Keeping the city clean was the city's main job 20 or so years ago. They had a lot of more resources on the job and most importantly fast food was not as popular. Look today at least 2 thirds of the litter is fast food.

Exactly so. Toronto streets and public spaces were far cleaner in '85 when I moved here. There seemed to be a constant amount of advertising space on the TTC devoted to reminding people how uncivil it is to leave any litter outside the receptacles provided for that purpose, advertising which had largely disappeared by the mid '90s. Today almost everyone seems to just drop stuff on the street--cigarette buts, wrappers, everything--without a second of hesitation.

Alas, the "bathroom aesthetic" of the TTC subway, which actually looked good (or at least distinctively Torontonian) when the stations were relatively well-maintained, began to look really grotty when maintenance and cleaning schedules were lengthened in the early '90s. These days, stations appear to be cleaned a little more frequently, but the hodge-podge of quick repairs to e.g. leaking cement or defective tiling has essentially destroyed that once proud attempt to make the Toronto subway interior the so much desired outward symbol of Protestant/Presbyterian rectitude...
 
Have you been to New York, outside of the elite business and residential enclaves? NYC is generally a mess.

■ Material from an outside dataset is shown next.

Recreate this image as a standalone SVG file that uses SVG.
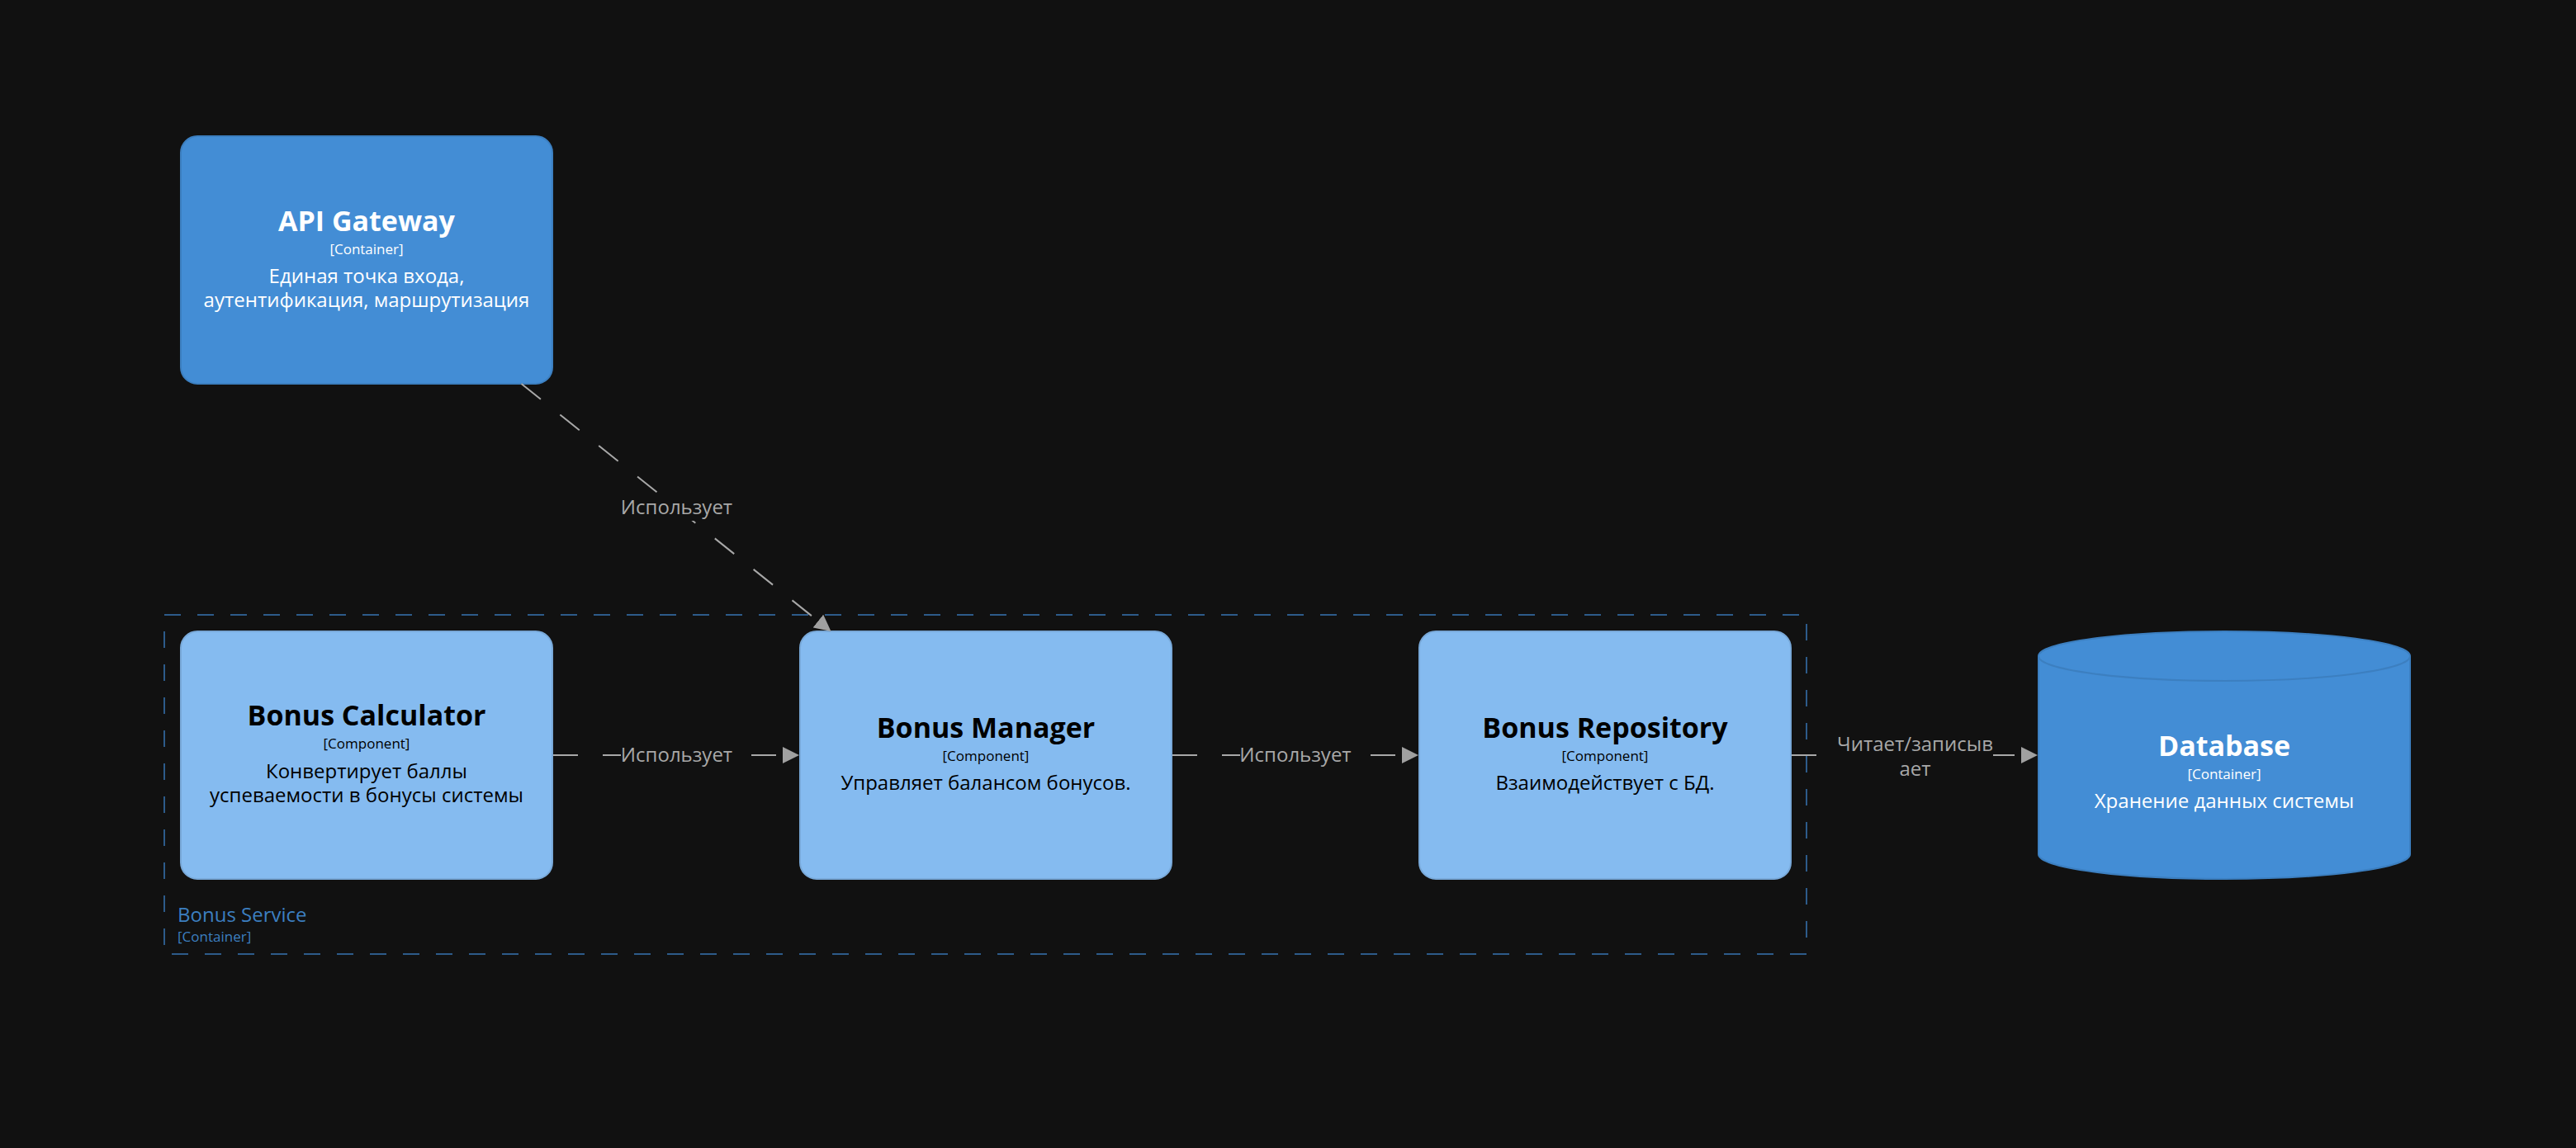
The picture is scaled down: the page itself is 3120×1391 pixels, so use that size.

Ah, but only dumb tourists who don't know their way around NYC would be so stupid as to venture outside elite business and residential enclaves. Smart tourists know well enough to stick within safe, well-trod territory.

Of course, smart tourists is de dumbest tourists...;)
 
No money, no pride, a brain-dead hipster intelligentsia that views the shabby and decrepit as "having character" and celebrates the mediocre, fears and sneers at excellence, restraint and discipine, and encourages sloth, indifference and contempt of the public realm in the form of squalor ("grit", as in we're not Coburg etc.), vandalism ("street art") and endless, mindless spam-like postering ("reclaiming public space"), and there you are. Shabby is as shabby does. We get what we deserve, really.

This is a bit extreme...but really so correct, and sad.
 
Have you been to New York, outside of the elite business and residential enclaves? NYC is generally a mess.


And in our elite business district are the rusty, tilting, tape and poster-coated utility poles driven into the gouged and cracked sidewalks.